___ PROVIDED DATA ___
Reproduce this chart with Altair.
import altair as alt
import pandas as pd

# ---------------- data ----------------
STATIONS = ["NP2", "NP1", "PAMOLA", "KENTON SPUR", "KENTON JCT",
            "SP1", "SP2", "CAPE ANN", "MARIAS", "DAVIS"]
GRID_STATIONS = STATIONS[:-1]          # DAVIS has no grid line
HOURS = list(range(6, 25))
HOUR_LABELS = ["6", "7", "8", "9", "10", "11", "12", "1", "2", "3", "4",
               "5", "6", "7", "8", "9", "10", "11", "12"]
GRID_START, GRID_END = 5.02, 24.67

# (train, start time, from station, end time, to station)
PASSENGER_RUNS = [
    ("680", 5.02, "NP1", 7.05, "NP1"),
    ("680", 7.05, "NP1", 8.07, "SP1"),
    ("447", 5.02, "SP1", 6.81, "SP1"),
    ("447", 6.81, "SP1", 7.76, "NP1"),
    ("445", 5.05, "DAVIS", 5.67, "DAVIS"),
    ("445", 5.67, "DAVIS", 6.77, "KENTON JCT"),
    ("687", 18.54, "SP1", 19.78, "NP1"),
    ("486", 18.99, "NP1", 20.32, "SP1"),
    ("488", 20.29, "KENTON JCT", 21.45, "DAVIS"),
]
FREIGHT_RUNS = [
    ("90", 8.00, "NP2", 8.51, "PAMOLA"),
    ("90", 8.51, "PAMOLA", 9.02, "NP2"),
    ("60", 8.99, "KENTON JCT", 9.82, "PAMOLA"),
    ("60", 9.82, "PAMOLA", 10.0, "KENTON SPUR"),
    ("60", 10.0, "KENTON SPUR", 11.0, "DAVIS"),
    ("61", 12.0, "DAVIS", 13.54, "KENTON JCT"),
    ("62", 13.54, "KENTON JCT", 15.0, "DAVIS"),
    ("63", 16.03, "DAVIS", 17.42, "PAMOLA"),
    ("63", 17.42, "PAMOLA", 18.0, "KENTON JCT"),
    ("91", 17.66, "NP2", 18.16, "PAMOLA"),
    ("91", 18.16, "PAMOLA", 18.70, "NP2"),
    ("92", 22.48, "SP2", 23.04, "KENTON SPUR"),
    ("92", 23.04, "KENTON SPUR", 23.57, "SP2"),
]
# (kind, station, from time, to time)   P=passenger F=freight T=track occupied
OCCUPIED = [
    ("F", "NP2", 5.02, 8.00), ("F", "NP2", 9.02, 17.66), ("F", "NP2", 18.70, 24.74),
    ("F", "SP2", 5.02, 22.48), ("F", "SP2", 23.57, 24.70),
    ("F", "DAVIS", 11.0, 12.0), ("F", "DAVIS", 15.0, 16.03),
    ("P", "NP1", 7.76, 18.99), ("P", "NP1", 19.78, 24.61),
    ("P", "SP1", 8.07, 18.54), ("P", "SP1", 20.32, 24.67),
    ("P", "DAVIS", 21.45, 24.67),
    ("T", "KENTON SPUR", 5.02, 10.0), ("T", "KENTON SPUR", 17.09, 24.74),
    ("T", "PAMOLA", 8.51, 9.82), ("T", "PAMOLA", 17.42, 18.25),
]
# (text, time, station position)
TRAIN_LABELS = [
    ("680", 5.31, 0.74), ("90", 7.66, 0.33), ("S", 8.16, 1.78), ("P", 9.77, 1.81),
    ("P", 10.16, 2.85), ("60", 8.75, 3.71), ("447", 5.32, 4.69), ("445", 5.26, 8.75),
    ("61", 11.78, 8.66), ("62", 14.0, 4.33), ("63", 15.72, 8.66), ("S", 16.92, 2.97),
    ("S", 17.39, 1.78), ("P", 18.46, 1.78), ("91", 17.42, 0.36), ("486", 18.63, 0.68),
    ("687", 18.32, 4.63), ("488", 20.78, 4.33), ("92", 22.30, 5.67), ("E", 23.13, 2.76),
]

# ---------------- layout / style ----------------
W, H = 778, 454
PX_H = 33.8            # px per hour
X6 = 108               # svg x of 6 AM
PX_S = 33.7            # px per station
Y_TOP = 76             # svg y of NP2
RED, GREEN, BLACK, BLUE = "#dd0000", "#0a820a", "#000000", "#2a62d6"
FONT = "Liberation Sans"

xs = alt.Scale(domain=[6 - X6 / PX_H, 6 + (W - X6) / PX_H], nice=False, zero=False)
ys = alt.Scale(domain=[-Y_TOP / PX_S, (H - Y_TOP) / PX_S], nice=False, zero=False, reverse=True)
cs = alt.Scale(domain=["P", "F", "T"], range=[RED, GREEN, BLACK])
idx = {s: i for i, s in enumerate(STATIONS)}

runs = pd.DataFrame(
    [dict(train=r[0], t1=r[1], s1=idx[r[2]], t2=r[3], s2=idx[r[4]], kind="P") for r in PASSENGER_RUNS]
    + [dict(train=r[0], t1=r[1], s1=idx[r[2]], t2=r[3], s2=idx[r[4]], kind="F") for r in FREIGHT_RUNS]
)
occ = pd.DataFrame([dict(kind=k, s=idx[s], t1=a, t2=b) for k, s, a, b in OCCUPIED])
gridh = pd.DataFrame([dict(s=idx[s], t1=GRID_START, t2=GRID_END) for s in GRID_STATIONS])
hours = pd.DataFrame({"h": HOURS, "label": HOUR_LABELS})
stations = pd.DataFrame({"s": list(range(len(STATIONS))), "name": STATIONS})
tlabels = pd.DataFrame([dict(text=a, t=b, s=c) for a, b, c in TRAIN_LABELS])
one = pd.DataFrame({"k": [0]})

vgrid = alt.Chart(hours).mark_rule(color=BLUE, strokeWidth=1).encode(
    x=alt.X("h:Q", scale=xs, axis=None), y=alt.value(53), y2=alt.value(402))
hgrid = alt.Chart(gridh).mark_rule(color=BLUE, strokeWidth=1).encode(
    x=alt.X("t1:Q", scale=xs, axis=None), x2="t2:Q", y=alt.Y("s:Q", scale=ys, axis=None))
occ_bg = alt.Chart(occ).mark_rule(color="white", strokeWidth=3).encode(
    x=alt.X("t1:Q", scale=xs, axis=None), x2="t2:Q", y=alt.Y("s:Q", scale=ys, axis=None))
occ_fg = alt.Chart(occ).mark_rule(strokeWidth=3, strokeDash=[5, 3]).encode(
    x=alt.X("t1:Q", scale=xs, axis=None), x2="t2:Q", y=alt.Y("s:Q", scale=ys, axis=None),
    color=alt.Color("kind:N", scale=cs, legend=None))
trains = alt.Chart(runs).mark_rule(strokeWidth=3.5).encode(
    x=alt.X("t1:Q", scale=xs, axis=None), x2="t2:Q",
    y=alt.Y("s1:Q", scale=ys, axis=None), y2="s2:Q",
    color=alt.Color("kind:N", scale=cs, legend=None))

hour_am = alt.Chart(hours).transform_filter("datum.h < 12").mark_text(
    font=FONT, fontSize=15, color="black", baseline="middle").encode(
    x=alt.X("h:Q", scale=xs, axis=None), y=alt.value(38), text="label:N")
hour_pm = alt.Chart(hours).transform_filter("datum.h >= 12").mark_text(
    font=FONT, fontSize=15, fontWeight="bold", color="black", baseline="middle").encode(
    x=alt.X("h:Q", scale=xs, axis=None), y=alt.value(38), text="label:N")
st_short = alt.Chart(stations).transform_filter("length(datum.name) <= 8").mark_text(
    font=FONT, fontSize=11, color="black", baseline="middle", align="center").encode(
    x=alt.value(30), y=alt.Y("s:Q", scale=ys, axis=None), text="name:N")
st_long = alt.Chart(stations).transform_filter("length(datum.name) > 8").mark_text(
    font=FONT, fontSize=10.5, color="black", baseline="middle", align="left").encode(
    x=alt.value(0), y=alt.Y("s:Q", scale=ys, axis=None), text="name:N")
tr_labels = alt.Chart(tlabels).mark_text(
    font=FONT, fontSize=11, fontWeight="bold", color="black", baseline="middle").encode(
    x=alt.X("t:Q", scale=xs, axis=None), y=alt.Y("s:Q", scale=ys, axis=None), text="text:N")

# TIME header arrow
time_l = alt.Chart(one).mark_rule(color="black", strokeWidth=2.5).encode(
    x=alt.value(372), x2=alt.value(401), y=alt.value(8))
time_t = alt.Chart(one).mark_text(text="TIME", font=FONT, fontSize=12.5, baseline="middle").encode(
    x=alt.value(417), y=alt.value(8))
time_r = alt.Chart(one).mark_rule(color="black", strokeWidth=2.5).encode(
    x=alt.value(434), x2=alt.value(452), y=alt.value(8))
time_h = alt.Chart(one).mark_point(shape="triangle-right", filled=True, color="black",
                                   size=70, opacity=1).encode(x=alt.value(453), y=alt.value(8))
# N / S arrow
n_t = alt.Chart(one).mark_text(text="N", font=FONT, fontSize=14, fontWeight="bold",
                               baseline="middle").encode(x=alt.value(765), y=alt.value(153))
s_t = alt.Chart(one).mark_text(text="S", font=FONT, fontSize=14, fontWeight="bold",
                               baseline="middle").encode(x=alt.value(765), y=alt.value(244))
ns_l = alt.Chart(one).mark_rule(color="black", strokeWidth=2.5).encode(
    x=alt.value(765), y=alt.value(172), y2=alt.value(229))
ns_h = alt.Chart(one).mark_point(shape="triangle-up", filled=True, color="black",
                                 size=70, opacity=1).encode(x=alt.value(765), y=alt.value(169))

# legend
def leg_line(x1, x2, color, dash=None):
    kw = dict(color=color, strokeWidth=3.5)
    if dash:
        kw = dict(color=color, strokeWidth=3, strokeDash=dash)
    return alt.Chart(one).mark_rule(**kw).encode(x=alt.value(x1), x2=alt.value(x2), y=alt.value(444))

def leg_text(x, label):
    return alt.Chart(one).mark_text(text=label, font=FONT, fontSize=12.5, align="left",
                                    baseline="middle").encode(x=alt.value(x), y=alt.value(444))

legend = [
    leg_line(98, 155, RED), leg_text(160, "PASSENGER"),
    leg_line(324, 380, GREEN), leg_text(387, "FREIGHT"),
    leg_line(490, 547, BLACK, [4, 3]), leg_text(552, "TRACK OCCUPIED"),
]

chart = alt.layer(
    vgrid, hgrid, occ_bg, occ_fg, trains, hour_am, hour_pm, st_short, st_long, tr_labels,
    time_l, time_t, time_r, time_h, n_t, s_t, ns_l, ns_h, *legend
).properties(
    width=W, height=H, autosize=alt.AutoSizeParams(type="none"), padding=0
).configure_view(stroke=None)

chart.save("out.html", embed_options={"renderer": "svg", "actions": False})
___
___ PROVIDED DATA ___
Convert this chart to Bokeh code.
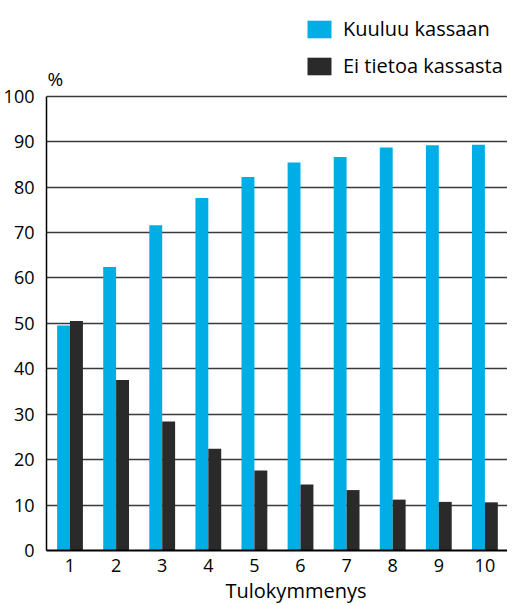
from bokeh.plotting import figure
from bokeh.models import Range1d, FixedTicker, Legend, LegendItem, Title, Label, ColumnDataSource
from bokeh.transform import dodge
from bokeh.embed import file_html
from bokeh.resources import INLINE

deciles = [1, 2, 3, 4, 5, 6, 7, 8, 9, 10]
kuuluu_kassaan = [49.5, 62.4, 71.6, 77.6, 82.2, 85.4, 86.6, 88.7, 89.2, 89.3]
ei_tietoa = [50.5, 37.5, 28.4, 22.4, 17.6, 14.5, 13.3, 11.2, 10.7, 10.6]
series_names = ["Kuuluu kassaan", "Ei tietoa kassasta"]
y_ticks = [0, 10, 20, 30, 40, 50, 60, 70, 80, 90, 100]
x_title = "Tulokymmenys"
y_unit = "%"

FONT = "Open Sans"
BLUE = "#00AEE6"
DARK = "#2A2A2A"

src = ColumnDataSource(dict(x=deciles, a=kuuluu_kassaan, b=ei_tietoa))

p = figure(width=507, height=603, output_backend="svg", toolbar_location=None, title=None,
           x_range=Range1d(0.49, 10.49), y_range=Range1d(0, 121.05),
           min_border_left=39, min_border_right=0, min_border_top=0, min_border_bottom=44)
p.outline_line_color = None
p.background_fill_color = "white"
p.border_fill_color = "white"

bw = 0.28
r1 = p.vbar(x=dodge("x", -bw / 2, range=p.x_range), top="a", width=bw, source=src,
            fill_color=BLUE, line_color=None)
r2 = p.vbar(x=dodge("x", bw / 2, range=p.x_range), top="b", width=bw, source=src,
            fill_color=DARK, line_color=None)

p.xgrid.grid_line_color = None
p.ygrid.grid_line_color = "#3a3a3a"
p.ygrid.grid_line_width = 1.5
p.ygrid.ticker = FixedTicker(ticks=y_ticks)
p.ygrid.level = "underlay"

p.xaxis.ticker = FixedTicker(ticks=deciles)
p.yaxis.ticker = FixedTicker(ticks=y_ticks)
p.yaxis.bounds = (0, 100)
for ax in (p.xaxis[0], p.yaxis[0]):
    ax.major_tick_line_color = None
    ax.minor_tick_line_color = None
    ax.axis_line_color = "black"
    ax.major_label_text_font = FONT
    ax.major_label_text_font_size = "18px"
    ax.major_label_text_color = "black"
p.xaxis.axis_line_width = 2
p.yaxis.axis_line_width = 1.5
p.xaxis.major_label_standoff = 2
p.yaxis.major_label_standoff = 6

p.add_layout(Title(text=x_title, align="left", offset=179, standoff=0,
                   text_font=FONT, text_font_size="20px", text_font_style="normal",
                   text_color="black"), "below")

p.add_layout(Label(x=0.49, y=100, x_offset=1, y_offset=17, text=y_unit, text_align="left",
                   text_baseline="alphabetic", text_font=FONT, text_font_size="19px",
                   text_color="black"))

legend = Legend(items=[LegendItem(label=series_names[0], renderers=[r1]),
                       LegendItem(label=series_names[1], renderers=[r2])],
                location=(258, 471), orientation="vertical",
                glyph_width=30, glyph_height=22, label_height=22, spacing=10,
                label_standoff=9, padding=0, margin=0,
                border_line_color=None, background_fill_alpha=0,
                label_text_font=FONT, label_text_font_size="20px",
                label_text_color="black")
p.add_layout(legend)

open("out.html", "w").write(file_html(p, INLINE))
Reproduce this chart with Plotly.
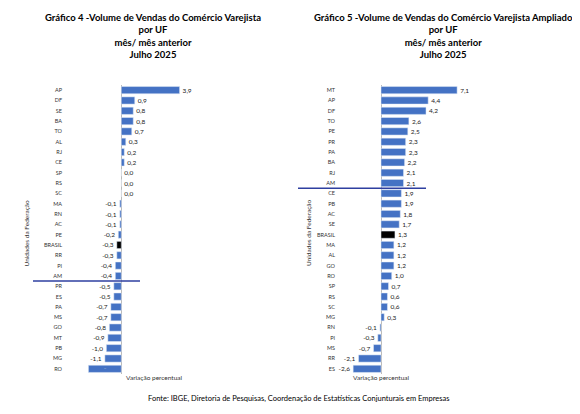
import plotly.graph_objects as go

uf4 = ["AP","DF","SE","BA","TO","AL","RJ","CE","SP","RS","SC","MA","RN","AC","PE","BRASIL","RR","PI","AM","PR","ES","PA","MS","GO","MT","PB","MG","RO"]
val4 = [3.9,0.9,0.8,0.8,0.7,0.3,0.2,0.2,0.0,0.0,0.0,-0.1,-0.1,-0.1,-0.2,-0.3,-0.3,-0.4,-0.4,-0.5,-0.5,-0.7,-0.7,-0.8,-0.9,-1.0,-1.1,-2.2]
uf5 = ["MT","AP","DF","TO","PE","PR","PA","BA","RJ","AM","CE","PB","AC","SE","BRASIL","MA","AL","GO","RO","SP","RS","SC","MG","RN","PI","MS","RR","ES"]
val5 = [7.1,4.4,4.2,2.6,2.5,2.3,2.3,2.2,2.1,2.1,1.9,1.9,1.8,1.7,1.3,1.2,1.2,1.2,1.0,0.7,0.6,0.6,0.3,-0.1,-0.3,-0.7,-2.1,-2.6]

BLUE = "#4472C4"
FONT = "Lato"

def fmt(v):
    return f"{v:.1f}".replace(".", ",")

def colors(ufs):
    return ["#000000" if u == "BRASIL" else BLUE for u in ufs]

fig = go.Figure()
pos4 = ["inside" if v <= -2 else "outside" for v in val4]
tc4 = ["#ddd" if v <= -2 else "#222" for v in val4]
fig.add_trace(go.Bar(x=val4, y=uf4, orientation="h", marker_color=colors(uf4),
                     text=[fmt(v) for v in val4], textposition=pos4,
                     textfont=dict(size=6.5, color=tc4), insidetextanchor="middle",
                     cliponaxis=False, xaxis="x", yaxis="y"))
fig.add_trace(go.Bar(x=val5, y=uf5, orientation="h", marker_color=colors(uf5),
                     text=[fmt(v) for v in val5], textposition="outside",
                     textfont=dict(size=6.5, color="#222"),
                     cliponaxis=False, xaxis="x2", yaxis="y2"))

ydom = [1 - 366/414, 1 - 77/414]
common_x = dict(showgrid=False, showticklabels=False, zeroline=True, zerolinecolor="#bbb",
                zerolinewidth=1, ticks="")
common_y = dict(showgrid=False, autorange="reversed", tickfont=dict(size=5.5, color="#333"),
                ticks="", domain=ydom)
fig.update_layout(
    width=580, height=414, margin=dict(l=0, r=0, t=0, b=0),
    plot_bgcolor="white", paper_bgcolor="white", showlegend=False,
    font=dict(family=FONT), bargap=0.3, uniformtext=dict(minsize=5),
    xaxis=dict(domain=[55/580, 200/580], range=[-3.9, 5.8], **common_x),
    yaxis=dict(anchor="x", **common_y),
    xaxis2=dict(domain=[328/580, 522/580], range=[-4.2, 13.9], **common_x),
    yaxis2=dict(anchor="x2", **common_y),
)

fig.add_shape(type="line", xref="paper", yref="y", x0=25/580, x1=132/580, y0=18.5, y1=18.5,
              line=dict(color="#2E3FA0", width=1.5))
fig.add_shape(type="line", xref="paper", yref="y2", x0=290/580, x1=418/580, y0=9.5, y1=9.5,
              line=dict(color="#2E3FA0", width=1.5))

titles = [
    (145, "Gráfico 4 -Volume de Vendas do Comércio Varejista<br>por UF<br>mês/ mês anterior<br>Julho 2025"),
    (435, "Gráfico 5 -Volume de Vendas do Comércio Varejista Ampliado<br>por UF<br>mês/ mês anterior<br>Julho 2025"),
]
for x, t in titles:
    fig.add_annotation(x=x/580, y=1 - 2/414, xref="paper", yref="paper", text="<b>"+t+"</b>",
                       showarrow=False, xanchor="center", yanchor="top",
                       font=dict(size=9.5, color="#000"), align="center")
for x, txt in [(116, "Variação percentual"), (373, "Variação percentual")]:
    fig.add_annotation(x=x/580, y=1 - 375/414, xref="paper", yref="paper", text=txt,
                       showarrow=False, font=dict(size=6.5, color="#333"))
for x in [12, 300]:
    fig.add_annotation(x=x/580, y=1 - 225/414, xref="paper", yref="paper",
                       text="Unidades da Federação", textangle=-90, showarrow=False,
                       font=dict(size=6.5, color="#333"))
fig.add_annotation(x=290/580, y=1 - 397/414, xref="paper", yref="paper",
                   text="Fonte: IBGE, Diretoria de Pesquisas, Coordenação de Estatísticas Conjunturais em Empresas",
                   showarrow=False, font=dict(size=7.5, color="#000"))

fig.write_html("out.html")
___
WRITTEN TASK. Exactly the lines above from the one with "Reproduce this chart with Altair." to the one with "GRID_START, GRID_END = 5.02, 24.67", both included, are to be quoted; leave the rest out.

FINAL ANSWER.
Reproduce this chart with Altair.
import altair as alt
import pandas as pd

# ---------------- data ----------------
STATIONS = ["NP2", "NP1", "PAMOLA", "KENTON SPUR", "KENTON JCT",
            "SP1", "SP2", "CAPE ANN", "MARIAS", "DAVIS"]
GRID_STATIONS = STATIONS[:-1]          # DAVIS has no grid line
HOURS = list(range(6, 25))
HOUR_LABELS = ["6", "7", "8", "9", "10", "11", "12", "1", "2", "3", "4",
               "5", "6", "7", "8", "9", "10", "11", "12"]
GRID_START, GRID_END = 5.02, 24.67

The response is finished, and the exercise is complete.